Thank you to Sherman Alexie for coming up with the idea, to the American Booksellers Association for promoting it, and to Craig Lancaster for bringing it to my store. It made a difference to us.

Small Business and the Marketplace Fairness Act

If you listen to the scary emails being sent by massive online businesses like eBay, I should be panicking right now. They say that the “Marketplace Fairness Act of 2013” will hurt small businesses like mine. In actuality, I agree with the Washington Post editorial that says this bill is an excellent move, and I’m happy to explain why.

First, what is it? The Marketplace Fairness Act, in simple terms, says that all businesses that make $1 million or more per year in interstate sales must collect sales taxes on those sales, and that states have to simplify their sales tax rules and procedures to make that easier for the businesses collecting the taxes.

I think this is a good idea because it puts everyone on an even footing. If you’re living in a state with an 8% sales tax, why should some out-of-state business get an 8% price advantage over the local businesses? With this bill, everyone would have to live by the same rules.

It also eliminates the loopholes that some of the huge companies are using. Currently, a business that has a physical presence in your state must collect sales tax there. So big chains incorporate their online business separately from the brick & mortar business — or set one up as a subsidiary of the other — and the rule doesn’t apply to them. With the Marketplace Fairness Act, the business’ physical presence (or lack thereof) in your state is irrelevant. With the exception of the individuals and small businesses that eBay and Etsy were created to support, everyone collects the taxes.

Columnists like Jeff Jacoby rail against the Act, but they either misunderstand or intentionally misrepresent what’s going on.
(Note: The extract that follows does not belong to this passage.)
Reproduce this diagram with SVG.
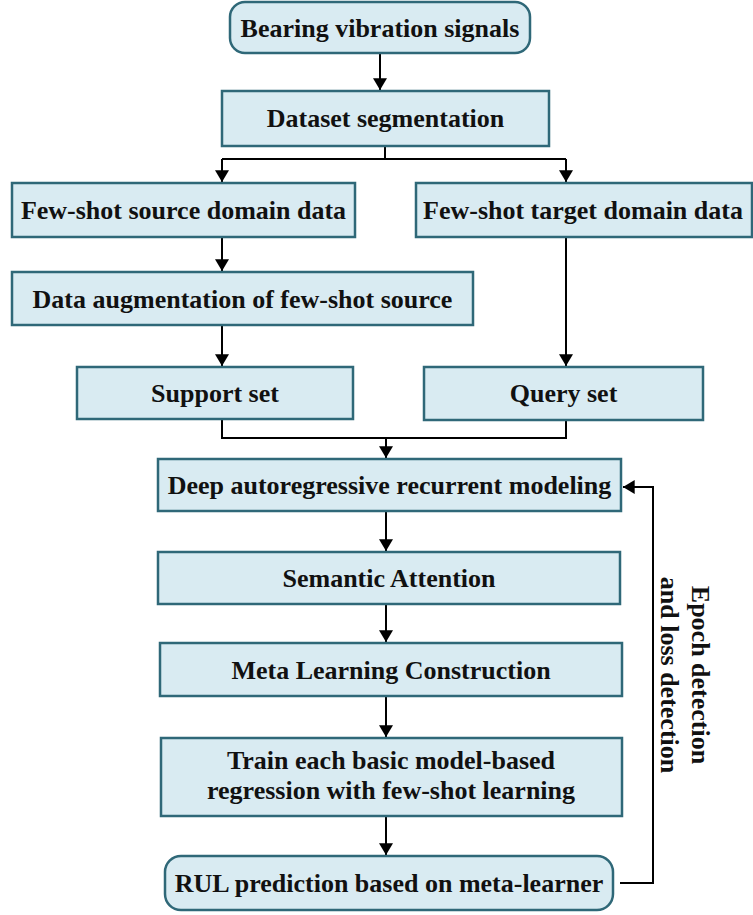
<svg xmlns="http://www.w3.org/2000/svg" width="753" height="915" viewBox="0 0 753 915">
<style>
.box{fill:#d9ebf2;stroke:#2f6878;stroke-width:2.5}
.t{font-family:"Liberation Serif","Times New Roman",serif;font-weight:bold;font-size:26px;fill:#111;text-anchor:middle}
.c{fill:none;stroke:#000;stroke-width:2}
</style>
<defs>
<marker id="ah" viewBox="0 0 10 12" refX="10" refY="6" markerWidth="6" markerHeight="7" markerUnits="strokeWidth" orient="auto">
<path d="M0,0 L10,6 L0,12 Z" fill="#000"/>
</marker>
</defs>
<rect width="753" height="915" fill="#fff"/>
<g id="connectors">
<path class="c" d="M380,53 V90" marker-end="url(#ah)"/>
<path class="c" d="M385,146 V159 M222,159 H566"/>
<path class="c" d="M222,159 V182" marker-end="url(#ah)"/>
<path class="c" d="M566,159 V182" marker-end="url(#ah)"/>
<path class="c" d="M222,237 V271" marker-end="url(#ah)"/>
<path class="c" d="M222,325 V366" marker-end="url(#ah)"/>
<path class="c" d="M566,237 V366" marker-end="url(#ah)"/>
<path class="c" d="M222,419 V438 H566 V420"/>
<path class="c" d="M386,438 V458" marker-end="url(#ah)"/>
<path class="c" d="M386,511 V551" marker-end="url(#ah)"/>
<path class="c" d="M386,604 V642" marker-end="url(#ah)"/>
<path class="c" d="M386,696 V737" marker-end="url(#ah)"/>
<path class="c" d="M386,816 V855" marker-end="url(#ah)"/>
<path class="c" d="M620,883 H653 V487 H623" marker-end="url(#ah)"/>
<text class="t" transform="translate(700,675) rotate(90)" dy="8">Epoch detection</text>
<text class="t" transform="translate(669,675) rotate(90)" dy="8">and loss detection</text>
</g>
<g id="n1"><rect class="box" x="230" y="2" width="300" height="51" rx="15"/><text class="t" x="380" y="37">Bearing vibration signals</text></g>
<g id="n2"><rect class="box" x="222" y="91" width="327" height="55"/><text class="t" x="385.5" y="127">Dataset segmentation</text></g>
<g id="n3"><rect class="box" x="12" y="183" width="343" height="54"/><text class="t" x="183.5" y="219">Few-shot source domain data</text></g>
<g id="n4"><rect class="box" x="416" y="183" width="336" height="54"/><text class="t" x="583" y="219">Few-shot target domain data</text></g>
<g id="n5"><rect class="box" x="12" y="272" width="461" height="53"/><text class="t" x="242.5" y="307.5">Data augmentation of few-shot source</text></g>
<g id="n6"><rect class="box" x="77" y="367" width="276" height="52"/><text class="t" x="215" y="402">Support set</text></g>
<g id="n7"><rect class="box" x="424" y="367" width="279" height="53"/><text class="t" x="563.5" y="402">Query set</text></g>
<g id="n8"><rect class="box" x="158" y="459" width="463" height="52"/><text class="t" x="389.5" y="494">Deep autoregressive recurrent modeling</text></g>
<g id="n9"><rect class="box" x="158" y="552" width="462" height="52"/><text class="t" x="389" y="587">Semantic Attention</text></g>
<g id="n10"><rect class="box" x="160" y="643" width="462" height="53"/><text class="t" x="391" y="678.5">Meta Learning Construction</text></g>
<g id="n11"><rect class="box" x="161" y="738" width="461" height="78"/><text class="t" x="391" y="769">Train each basic model-based</text><text class="t" x="391" y="799">regression with few-shot learning</text></g>
<g id="n12"><rect class="box" x="165" y="856" width="448" height="54" rx="16"/><text class="t" x="389" y="891.5">RUL prediction based on meta-learner</text></g>
</svg>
In the linked editorial, Jacoby claims that small businesses will have an onerous burden placed upon them in sales tax collection, but he’s ignoring factors like:

  1. “Real” small businesses (those that do less than $1 million per year in interstate commerce) are exempted.
  2. Even the bigger “small” businesses (those doing less than $10 million per year interstate) are unlikely to have developed their own software for this. The major shopping cart players, including eBay, PayPal, Google, and their ilk, take care of sales tax for their customers.
  3. One of the requirements in the mandatory simplification of tax collection by the states is that each state have a single uniform tax base and a single point of contact within the state for sales tax collection. There aren’t going to be 9600 different jurisdictions to keep track of, as Jacoby claims, but 50.

Technically, you could say I don’t have a dog in this fight. My bookstore is in Montana, a state that doesn’t have sales tax. I still support the bill, however, because it bothers me to see the government effectively giving massive tax breaks to giant businesses like Amazon. I’m not just blindly following the position of the American Booksellers Association and all of the others who support sales tax fairness, though. I feel it’s the right thing to do.

When I travel, I like to stop in small local retail businesses wherever I go. It provides a local flavor that the chains don’t. When I go into a Barnes & Noble in Denver, it looks just like the ones in Orlando or San Francisco or Dallas. The independent bookstores, however, are dramatically different in all of those places, and I don’t like seeing them being killed off because the Federal government gives online booksellers a subsidy to compete with the established local businesses.

Do I have a problem with competition? Heavens, no. If a local store has a level playing field and can’t survive, that’s the way things work. But when their competition is offered an unfair advantage, I do have a problem with it. The Marketplace Fairness Act eliminates that unfair advantage.